Aman was born in Fürstenzell near Passau, Bavaria. Prior to working as a translator and clerk for the U.S. Army in Frankfurt, he studied chemical engineering in Augsburg and later worked as a chemical analyst and petroleum chemist in Frankfurt, Munich and Montreal. He moved to Milwaukee in 1959, and worked there as a metallurgist and analytical chemist.
Aman received his baccalaureate from the University of Wisconsin–Milwaukee in 1965, and his Ph.D. from the University of Texas in 1968. His dissertation was entitled "Der Kampf in Wolframs Parzival" During his college years he taught German, French, Spanish, and English at various local high schools, mostly on a part-time basis. In his last year at Texas, he also served as a teaching assistant and teaching associate.
From 1968 to 1974, Aman was an assistant professor of German at the University of Wisconsin–Milwaukee, where he taught undergraduate and graduate level courses in German grammar, stylistics, conversation, phonetics, philology, medieval and Baroque literature, dialectology, bibliography, and research methods.

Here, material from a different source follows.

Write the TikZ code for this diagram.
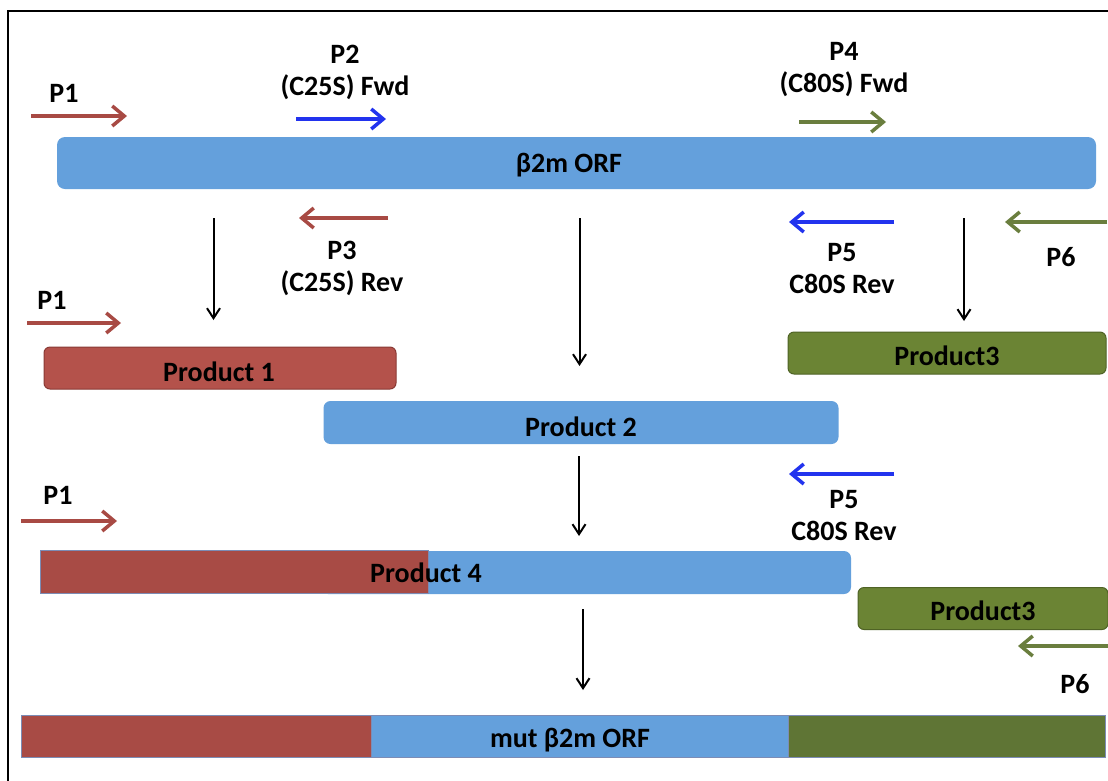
\documentclass[tikz,border=0pt]{standalone}
\usepackage{fontspec}
\setmainfont{Carlito}
\usetikzlibrary{arrows.meta}
\definecolor{cred}{HTML}{A84B45}
\definecolor{credbar}{HTML}{B4524B}
\definecolor{credline}{HTML}{8A3A35}
\definecolor{cblue}{HTML}{64A0DC}
\definecolor{cgreen}{HTML}{6B8434}
\definecolor{cgreenline}{HTML}{4F6325}
\definecolor{cgreenmut}{HTML}{5F7535}
\definecolor{cedge}{HTML}{7C8CB5}
\definecolor{arred}{HTML}{A84A44}
\definecolor{arblue}{HTML}{2233EE}
\definecolor{argreen}{HTML}{6A7E3E}
\tikzset{
  lab/.style={font=\bfseries\fontsize{28}{32}\selectfont, align=center, inner sep=0pt, text=black},
  bartxt/.style={font=\bfseries\fontsize{28}{32}\selectfont, inner sep=0pt, text=black},
  bar/.style={rectangle, inner sep=0pt, text=black},
  primer/.style={line width=3.5pt, -{Straight Barb[length=12pt,width=20pt]}},
  flow/.style={line width=2pt, black, -{Straight Barb[length=10pt,width=13pt]}},
}
\begin{document}
\begin{tikzpicture}[x=1pt,y=-1pt]
\useasboundingbox (0,0) rectangle (1108,780);
\fill[white] (0,0) rectangle (1108,780);
% frame
\coordinate (fbl) at (7.5,781);
\coordinate (ftl) at (7.5,10.5);
\coordinate (ftr) at (1109,10.5);
\draw[line width=2pt] (fbl) -- (ftl) -- (ftr);

% ---------- top: ORF ----------
\node[bar, fill=cblue, rounded corners=8pt, minimum width=1039, minimum height=52] (orf) at (576.5,163) {};
\node[bartxt] (orftxt) at (569,165) {β2m ORF};

% primers above ORF
\node[lab] (p1lab) at (64,93) {P1};
\coordinate (p1s) at (31,116); \coordinate (p1e) at (127,116);
\draw[primer, arred] (p1s) -- (p1e);

\node[lab] (p2lab) at (345,72) {P2\\(C25S) Fwd};
\coordinate (p2s) at (296,119); \coordinate (p2e) at (386,119);
\draw[primer, arblue] (p2s) -- (p2e);

\node[lab] (p4lab) at (844,70) {P4\\(C80S) Fwd};
\coordinate (p4s) at (799,122); \coordinate (p4e) at (886,122);
\draw[primer, argreen] (p4s) -- (p4e);

% primers below ORF
\coordinate (p3s) at (388,218); \coordinate (p3e) at (299,218);
\draw[primer, arred] (p3s) -- (p3e);
\node[lab] (p3lab) at (342,268) {P3\\(C25S) Rev};

\coordinate (p5s) at (894,222); \coordinate (p5e) at (789,222);
\draw[primer, arblue] (p5s) -- (p5e);
\node[lab] (p5lab) at (842,269) {P5\\C80S Rev};

\coordinate (p6s) at (1107,222); \coordinate (p6e) at (1005,222);
\draw[primer, argreen] (p6s) -- (p6e);
\node[lab] (p6lab) at (1061,257) {P6};

% flow arrows from ORF
\coordinate (f1s) at (213.5,218); \coordinate (f1e) at (213.5,320);
\draw[flow] (f1s) -- (f1e);
\coordinate (f2s) at (579.5,218); \coordinate (f2e) at (579.5,366);
\draw[flow] (f2s) -- (f2e);
\coordinate (f3s) at (964,218); \coordinate (f3e) at (964,321);
\draw[flow] (f3s) -- (f3e);

% ---------- products 1,2,3 ----------
\node[lab] (p1blab) at (52,300) {P1};
\coordinate (p1bs) at (27,323); \coordinate (p1be) at (121,323);
\draw[primer, arred] (p1bs) -- (p1be);

\node[bar, fill=credbar, draw=credline, line width=1pt, rounded corners=6pt, minimum width=352, minimum height=42] (prod1) at (220,368) {};
\node[bartxt] (prod1txt) at (219,372) {Product 1};

\node[bar, fill=cgreen, draw=cgreenline, line width=1pt, rounded corners=6pt, minimum width=318, minimum height=42] (prod3) at (947,353) {};
\node[bartxt] (prod3txt) at (947,356) {Product3};

\node[bar, fill=cblue, rounded corners=7pt, minimum width=515, minimum height=43] (prod2) at (581,422.5) {};
\node[bartxt] (prod2txt) at (581,427) {Product 2};

% ---------- second stage ----------
\coordinate (f4s) at (579,456); \coordinate (f4e) at (579,536);
\draw[flow] (f4s) -- (f4e);

\coordinate (p5bs) at (894,474); \coordinate (p5be) at (789,474);
\draw[primer, arblue] (p5bs) -- (p5be);
\node[lab] (p5blab) at (844,516) {P5\\C80S Rev};

\node[lab] (p1clab) at (58,495) {P1};
\coordinate (p1cs) at (21,521); \coordinate (p1ce) at (117,521);
\draw[primer, arred] (p1cs) -- (p1ce);

% Product 4
\node[bar, fill=cblue, rounded corners=7pt, minimum width=530, minimum height=43] (prod4b) at (586,572.5) {};
\node[bar, fill=cred, draw=cedge, line width=0.8pt, minimum width=388, minimum height=43] (prod4r) at (234,571.5) {};
\node[bartxt] (prod4txt) at (426,573) {Product 4};

% Product3 (second)
\node[bar, fill=cgreen, draw=cgreenline, line width=1pt, rounded corners=6pt, minimum width=250, minimum height=42] (prod3b) at (983,608.5) {};
\node[bartxt] (prod3btxt) at (983,611) {Product3};

\coordinate (p6bs) at (1110,646); \coordinate (p6be) at (1018,646);
\draw[primer, argreen] (p6bs) -- (p6be);
\node[lab] (p6blab) at (1075,684) {P6};

\coordinate (f5s) at (583,609); \coordinate (f5e) at (583,690);
\draw[flow] (f5s) -- (f5e);

% ---------- mut ORF ----------
\node[bar, fill=cred, draw=cedge, line width=0.8pt, minimum width=350, minimum height=42] (mutr) at (196.5,736) {};
\node[bar, fill=cblue, draw=cedge, line width=0.8pt, minimum width=417, minimum height=42] (mutb) at (580,736) {};
\node[bar, fill=cgreenmut, draw=cedge, line width=0.8pt, minimum width=317, minimum height=42] (mutg) at (947,736) {};
\node[bartxt] (muttxt) at (570,740) {mut β2m ORF};
\end{tikzpicture}
\end{document}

Apart from Maledicta, Aman published Bayrisch-Österreichisches Schimpfwörterbuch and shorter monographs, as well as various books, including Hillary Clinton's Pen Pal , a guide to the slang and mores of American prisons, directed to Hillary Clinton. At the time of writing, Clinton was experiencing legal difficulties, and Aman claimed he wanted to turn his recent term in Federal prison to use by helping her understand the subculture, customs and specialized argot, so that she could avoid potentially-lethal faux pas.

Prison term

In 1993, Aman was sentenced to 27 months in federal prison for mailing, after a bitter divorce, two threatening postcards to his ex-wife and the allegedly threatening 2-page pamphlet "Legal Slimebags of Wisconsin" to many Wisconsin lawyers and judges. The postcards in question had pasted-up headlines of news articles about bitter ex-husbands killing their ex-wives. He served 15.5 months at Santa Rita, Terminal Island, Lompoc, and Dublin, and was released in February 1995.